Director Lisa Peterson deftly balances the comic and dramatic strains in Good Night, Oscar, never allowing one to overpower the other in this richly designed production. In addition to providing a handsome environment for the actors, set designer Rachel Hauck delivers a dark joke of her own: The sound-absorbing walls of the studio could double as the padded walls of Oscar’s cell. André Pluess has created an alarming and beautiful soundscape to make us hear what Oscar hears, while lighting designers Carolina Ortiz Herrera and Ben Stanton create much of the magic in this world, stunningly bathing the stage in incandescence for the concert portion of the play.

John Zdrojeski plays George Gershwin, and Sean Hayes plays Oscar Levant in Doug Wright’s Good Night, Oscar, directed by Lisa Peterson, at Broadway’s Belasco Theatre.
(© Joan Marcus)

Despite that transcendent performance, Sarnoff still feels the need to scold: “This so-called humor of yours? It’s not funny; it’s cruel,” he tells a half-conscious Levant in the green room, “And when we laugh at it, we debase ourselves. It makes us less decent. Less kind.” Throw in the word “problematic” and give him a Twitter account, and he could be a character from 2023.

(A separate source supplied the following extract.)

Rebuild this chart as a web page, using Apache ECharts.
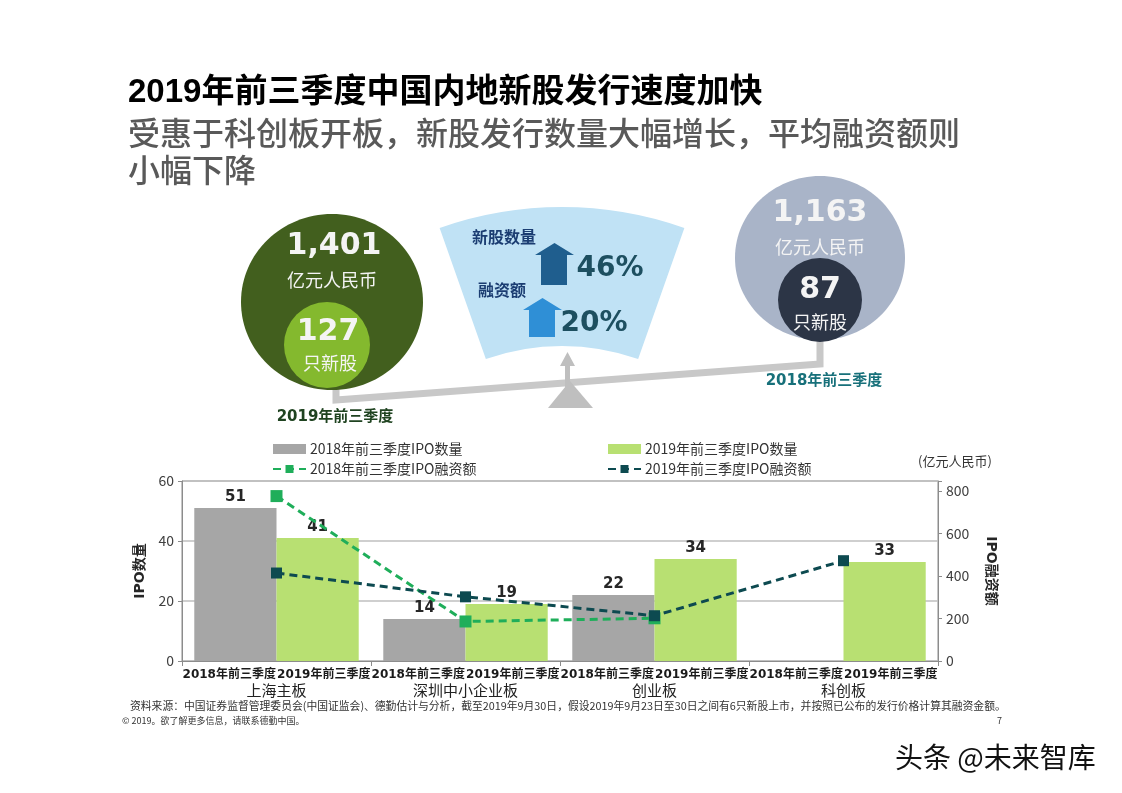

Levant’s existence in the borderland (between high and popular culture, beauty and ugliness, love and cruelty, comedy and despair) is precisely what makes him such a fascinating subject, and what makes Good Night, Oscar such a satisfying play. While reminding Broadway audiences of a unique American figure, Wright also explores the geography of a marriage just as complex and contradictory as its two participants. Padded walls aside, this is a play that will resonate for years to come.